(What you should do):
Please state how many lines in the records contain the string "this", with no words besides the number.

(Materials provided):
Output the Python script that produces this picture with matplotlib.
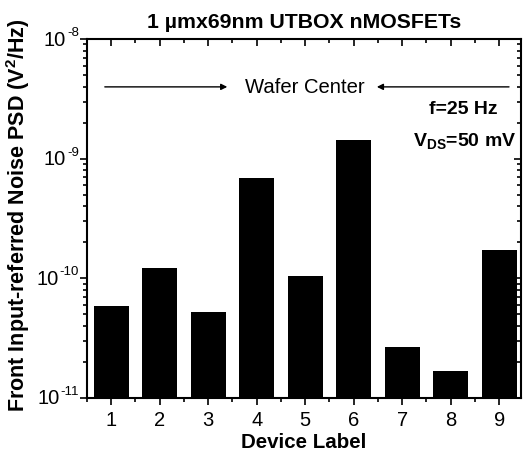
import matplotlib.pyplot as plt
from matplotlib.ticker import LogLocator, FixedLocator, NullFormatter

plt.rcParams['font.family'] = ['Liberation Sans', 'DejaVu Sans']
plt.rcParams['mathtext.fontset'] = 'custom'
plt.rcParams['mathtext.rm'] = 'Liberation Sans'
plt.rcParams['mathtext.bf'] = 'Liberation Sans:bold'

devices = [1, 2, 3, 4, 5, 6, 7, 8, 9]
psd = [5.9e-11, 1.22e-10, 5.2e-11, 6.9e-10, 1.05e-10, 1.43e-9, 2.65e-11, 1.68e-11, 1.72e-10]
decades = [-11, -10, -9, -8]

fig = plt.figure(figsize=(5.23, 4.56), dpi=100)
ax = fig.add_axes([87/523, 1-399/456, (521-87)/523, (399-40)/456])

ax.set_yscale('log')
ax.bar(devices, psd, width=0.72, color='black')
ax.set_ylim(1e-11, 1e-8)
ax.set_xlim(0.5, 9.45)
ax.set_xticks(devices)
ax.xaxis.set_minor_locator(FixedLocator([d + 0.5 for d in [0] + devices]))
ax.set_yticks([10.0**d for d in decades])
ax.yaxis.set_major_formatter(NullFormatter())
ax.yaxis.set_minor_locator(LogLocator(base=10, subs=range(2, 10)))
ax.yaxis.set_minor_formatter(NullFormatter())

for s in ax.spines.values():
    s.set_linewidth(1.5)
ax.tick_params(which='both', direction='out', width=1.2, labelsize=14.5)
ax.tick_params(which='major', length=5)
ax.tick_params(which='minor', length=3)
ax.tick_params(axis='x', pad=4)
ax.tick_params(which='both', top=True, right=True)
# top/right ticks point inward
for t in ax.xaxis.get_major_ticks() + ax.xaxis.get_minor_ticks():
    t.tick2line.set_marker(3)
for t in ax.yaxis.get_major_ticks() + ax.yaxis.get_minor_ticks():
    t.tick2line.set_marker(0)

# y tick labels: 10 with a small exponent
for d in decades:
    ex = ax.annotate(str(d), xy=(0, 10.0**d), xycoords=('axes fraction', 'data'),
                     xytext=(-8, 7), textcoords='offset pixels',
                     ha='right', va='center', fontsize=9.5)
    ax.annotate('10', xy=(0, 0.5), xycoords=ex, xytext=(-1, -7),
                textcoords='offset pixels', ha='right', va='center', fontsize=14.5)

ax.set_xlabel('Device Label', fontsize=14.8, fontweight='bold', labelpad=2)
ax.set_ylabel(r'Front Input-referred Noise PSD (V$^\mathbf{2}$/Hz)', fontsize=15.5,
              fontweight='bold')
ax.yaxis.set_label_coords(-0.127, 0.5125)
ax.set_title('1 µmx69nm UTBOX nMOSFETs', fontsize=15.3, fontweight='bold', pad=9)

yarr = 3.98e-9
ax.annotate('', xy=(3.45, yarr), xytext=(0.81, yarr),
            arrowprops=dict(arrowstyle='-|>', color='black', lw=1, mutation_scale=9))
ax.annotate('', xy=(6.42, yarr), xytext=(9.26, yarr),
            arrowprops=dict(arrowstyle='-|>', color='black', lw=1, mutation_scale=9))
ax.text(5.0, yarr, 'Wafer Center', ha='center', va='center', fontsize=14.6)
ax.text(0.866, 0.806, 'f=25 Hz', transform=ax.transAxes, ha='center', va='center',
        fontsize=14, fontweight='bold')
ax.text(0.871, 0.715, r'V$_{\mathbf{DS}}$=50 mV', transform=ax.transAxes, ha='center', va='center',
        fontsize=14, fontweight='bold')

fig.savefig('out.png', dpi=100)
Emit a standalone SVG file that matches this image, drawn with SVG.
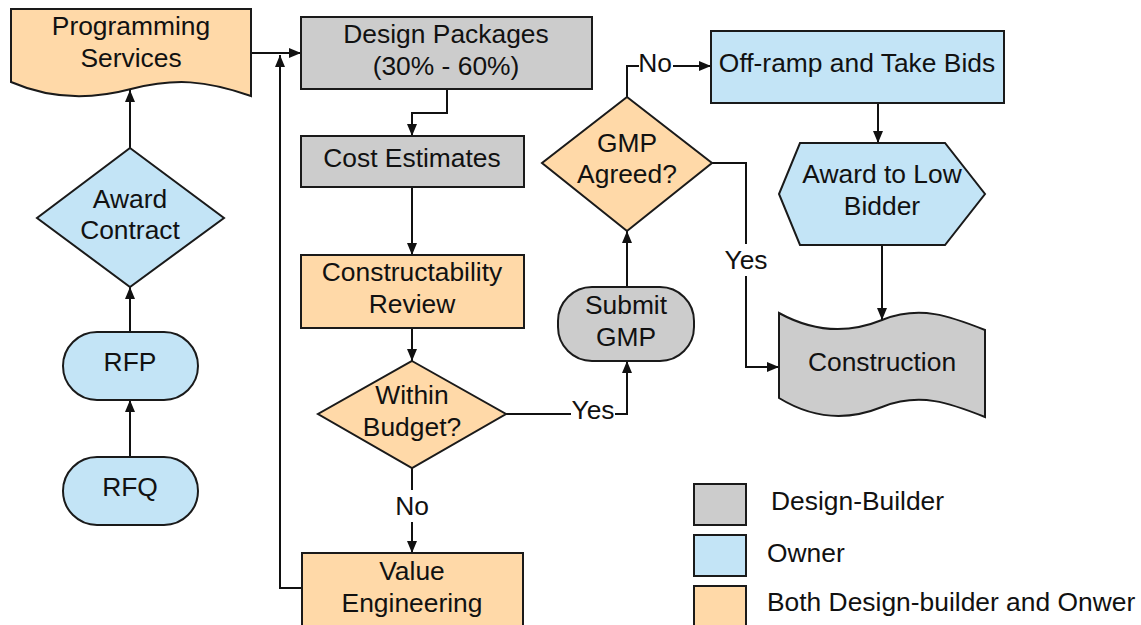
<svg xmlns="http://www.w3.org/2000/svg" width="1141" height="625" viewBox="0 0 1141 625">
  <style>
    .db { fill: #cccccc; stroke: #1a1a1a; stroke-width: 2; }
    .ow { fill: #c3e4f6; stroke: #1a1a1a; stroke-width: 2; }
    .bo { fill: #ffd9a8; stroke: #1a1a1a; stroke-width: 2; }
    text { font-family: "Liberation Sans", Arial, sans-serif; font-size: 26.4px; fill: #111; }
    .c { text-anchor: middle; }
    .wire { fill: none; stroke: #111; stroke-width: 2; }
    .lbl { fill: #ffffff; stroke: none; }
  </style>
  <defs>
    <marker id="arrow" viewBox="0 0 12 10" refX="12" refY="5" markerWidth="12" markerHeight="10" markerUnits="userSpaceOnUse" orient="auto">
      <path d="M0,0 L12,5 L0,10 Z" fill="#111"/>
    </marker>
  </defs>
  <rect width="1141" height="625" fill="#ffffff"/>

  <!-- connectors -->
  <g id="connectors">
    <path class="wire" d="M130,148 V90" marker-end="url(#arrow)"/>
    <path class="wire" d="M130,332 V287" marker-end="url(#arrow)"/>
    <path class="wire" d="M130,457 V400" marker-end="url(#arrow)"/>
    <path class="wire" d="M251,53 H301" marker-end="url(#arrow)"/>
    <path class="wire" d="M302,588 H280 V55" marker-end="url(#arrow)"/>
    <path class="wire" d="M447,89 V113 H412 V136" marker-end="url(#arrow)"/>
    <path class="wire" d="M412,187 V255" marker-end="url(#arrow)"/>
    <path class="wire" d="M412,328 V361" marker-end="url(#arrow)"/>
    <path class="wire" d="M506,414 H627 V361" marker-end="url(#arrow)"/>
    <path class="wire" d="M412,468 V553" marker-end="url(#arrow)"/>
    <path class="wire" d="M627,287 V231" marker-end="url(#arrow)"/>
    <path class="wire" d="M627,97 V66 H711" marker-end="url(#arrow)"/>
    <path class="wire" d="M712,163 H746 V367 H779" marker-end="url(#arrow)"/>
    <path class="wire" d="M878,103 V143" marker-end="url(#arrow)"/>
    <path class="wire" d="M882,245 V320" marker-end="url(#arrow)"/>

    <!-- connector labels -->
    <rect class="lbl" x="571" y="398" width="44" height="28"/>
    <text class="c" x="593" y="419">Yes</text>
    <rect class="lbl" x="395" y="490" width="34" height="32"/>
    <text class="c" x="412" y="515">No</text>
    <rect class="lbl" x="639" y="50" width="34" height="30"/>
    <text class="c" x="655" y="72">No</text>
    <rect class="lbl" x="724" y="244" width="44" height="32"/>
    <text class="c" x="746" y="269">Yes</text>
  </g>

  <!-- nodes -->
  <g id="programming-services">
    <path class="bo" d="M11,9 H251 V96 C205,80 175,78 131,89 C90,100 50,99 11,82 Z"/>
    <text class="c" x="131" y="35">Programming</text>
    <text class="c" x="131" y="67">Services</text>
  </g>
  <g id="award-contract">
    <polygon class="ow" points="130,148 224,218 130,287 37,218"/>
    <text class="c" x="130" y="208">Award</text>
    <text class="c" x="130" y="239">Contract</text>
  </g>
  <g id="rfp">
    <rect class="ow" x="63" y="332" width="135" height="68" rx="34" ry="34"/>
    <text class="c" x="130" y="371">RFP</text>
  </g>
  <g id="rfq">
    <rect class="ow" x="63" y="457" width="135" height="68" rx="34" ry="34"/>
    <text class="c" x="130" y="496">RFQ</text>
  </g>
  <g id="design-packages">
    <rect class="db" x="301" y="17" width="291" height="72"/>
    <text class="c" x="446" y="43">Design Packages</text>
    <text class="c" x="446" y="75">(30% - 60%)</text>
  </g>
  <g id="cost-estimates">
    <rect class="db" x="301" y="136" width="223" height="51"/>
    <text class="c" x="412" y="167">Cost Estimates</text>
  </g>
  <g id="constructability-review">
    <rect class="bo" x="301" y="255" width="223" height="73"/>
    <text class="c" x="412" y="281">Constructability</text>
    <text class="c" x="412" y="313">Review</text>
  </g>
  <g id="within-budget">
    <polygon class="bo" points="412,361 506,414 412,468 318,414"/>
    <text class="c" x="412" y="404">Within</text>
    <text class="c" x="412" y="436">Budget?</text>
  </g>
  <g id="value-engineering">
    <rect class="bo" x="302" y="553" width="221" height="90"/>
    <text class="c" x="412" y="580">Value</text>
    <text class="c" x="412" y="612">Engineering</text>
  </g>
  <g id="submit-gmp">
    <rect class="db" x="558" y="287" width="136" height="74" rx="34" ry="34"/>
    <text class="c" x="626" y="314">Submit</text>
    <text class="c" x="626" y="346">GMP</text>
  </g>
  <g id="gmp-agreed">
    <polygon class="bo" points="627,97 712,163 627,231 542,163"/>
    <text class="c" x="627" y="152">GMP</text>
    <text class="c" x="627" y="183">Agreed?</text>
  </g>
  <g id="off-ramp">
    <rect class="ow" x="711" y="31" width="293" height="72"/>
    <text class="c" x="857" y="72">Off-ramp and Take Bids</text>
  </g>
  <g id="award-low-bidder">
    <polygon class="ow" points="800,143 945,143 985,194 945,245 800,245 779,194"/>
    <text class="c" x="882" y="183">Award to Low</text>
    <text class="c" x="882" y="215">Bidder</text>
  </g>
  <g id="construction">
    <path class="db" d="M779,313 C810,330 845,335 882,320 C920,305 950,316 985,330 V417 C950,403 920,392 882,407 C845,422 810,417 779,398 Z"/>
    <text class="c" x="882" y="371">Construction</text>
  </g>

  <!-- legend -->
  <g id="legend">
    <rect class="db" x="694" y="484" width="52" height="41"/>
    <text x="771" y="510">Design-Builder</text>
    <rect class="ow" x="694" y="535" width="52" height="41"/>
    <text x="767" y="562">Owner</text>
    <rect class="bo" x="694" y="586" width="52" height="50"/>
    <text x="767" y="611">Both Design-builder and Onwer</text>
  </g>
</svg>
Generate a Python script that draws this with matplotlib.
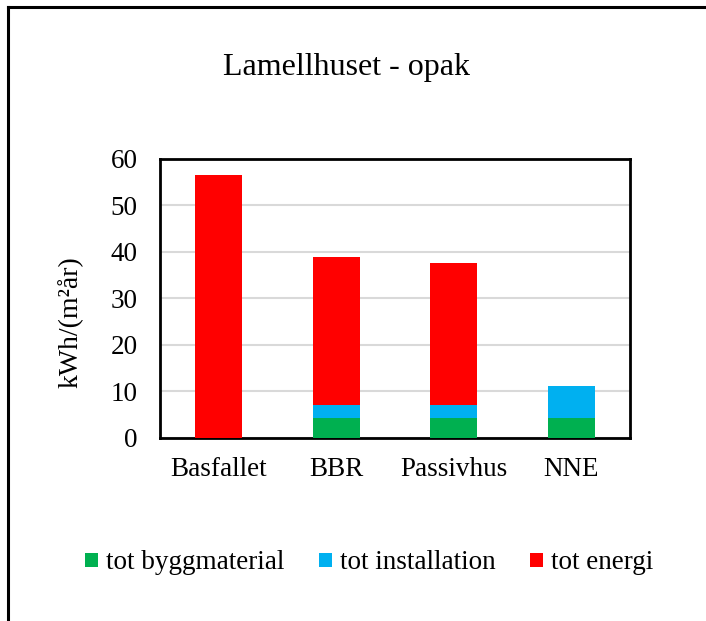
import numpy as np
import matplotlib.pyplot as plt
from matplotlib.lines import Line2D
from matplotlib.patches import Patch

plt.rcParams['font.family'] = ['Liberation Serif', 'DejaVu Serif']

# Data
categories = ['Basfallet', 'BBR', 'Passivhus', 'NNE']
byggmaterial = np.array([0.0, 4.4, 4.4, 4.4])
installation = np.array([0.0, 2.6, 2.6, 6.7])
energi = np.array([56.6, 31.9, 30.6, 0.0])

series_names = ['tot byggmaterial', 'tot installation', 'tot energi']
colors = ['#00b050', '#00b0f0', '#ff0000']

fig = plt.figure(figsize=(7.06, 6.21), dpi=100)
ax = fig.add_axes([0.2266, 0.2947, 0.6654, 0.4493])

x = np.arange(len(categories))
w = 0.4
ax.bar(x, byggmaterial, w, color=colors[0], zorder=3)
ax.bar(x, installation, w, bottom=byggmaterial, color=colors[1], zorder=3)
ax.bar(x, energi, w, bottom=byggmaterial + installation, color=colors[2], zorder=3)

ax.set_xlim(-0.5, len(categories) - 0.5)
ax.set_ylim(0, 60)
ax.set_yticks(np.arange(0, 61, 10))
ax.set_xticks(x)
ax.set_xticklabels(categories)
ax.tick_params(length=0, labelsize=19.5)
ax.tick_params(axis='x', pad=14)
ax.tick_params(axis='y', pad=16)
ax.yaxis.grid(True, color='#d9d9d9', linewidth=1.5, zorder=0)
ax.set_axisbelow(True)
for s in ax.spines.values():
    s.set_linewidth(2)
    s.set_color('black')

fig.text(71 / 706, 1 - 322 / 621, 'kWh/(m²år)', rotation=90, ha='center', va='center',
         fontsize=20)
fig.text(0.491, 0.8905, 'Lamellhuset - opak', ha='center', va='center', fontsize=23)

# legend
handles = [Patch(facecolor=c, edgecolor='none') for c in colors]
fig.legend(handles, series_names, loc='center', bbox_to_anchor=(0.523, 0.0934),
           ncol=3, frameon=False, fontsize=19.5, handlelength=0.45, handleheight=0.45,
           handletextpad=0.3, columnspacing=1.3)

# outer border (right/bottom cut off in the original)
fig.add_artist(Line2D([8 / 706, 8 / 706], [0, 1 - 7 / 621], color='black', linewidth=2.2,
                      transform=fig.transFigure))
fig.add_artist(Line2D([8 / 706, 1], [1 - 7 / 621, 1 - 7 / 621], color='black', linewidth=2.2,
                      transform=fig.transFigure))

fig.savefig('out.png', dpi=100)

(Solution to the exercise):
3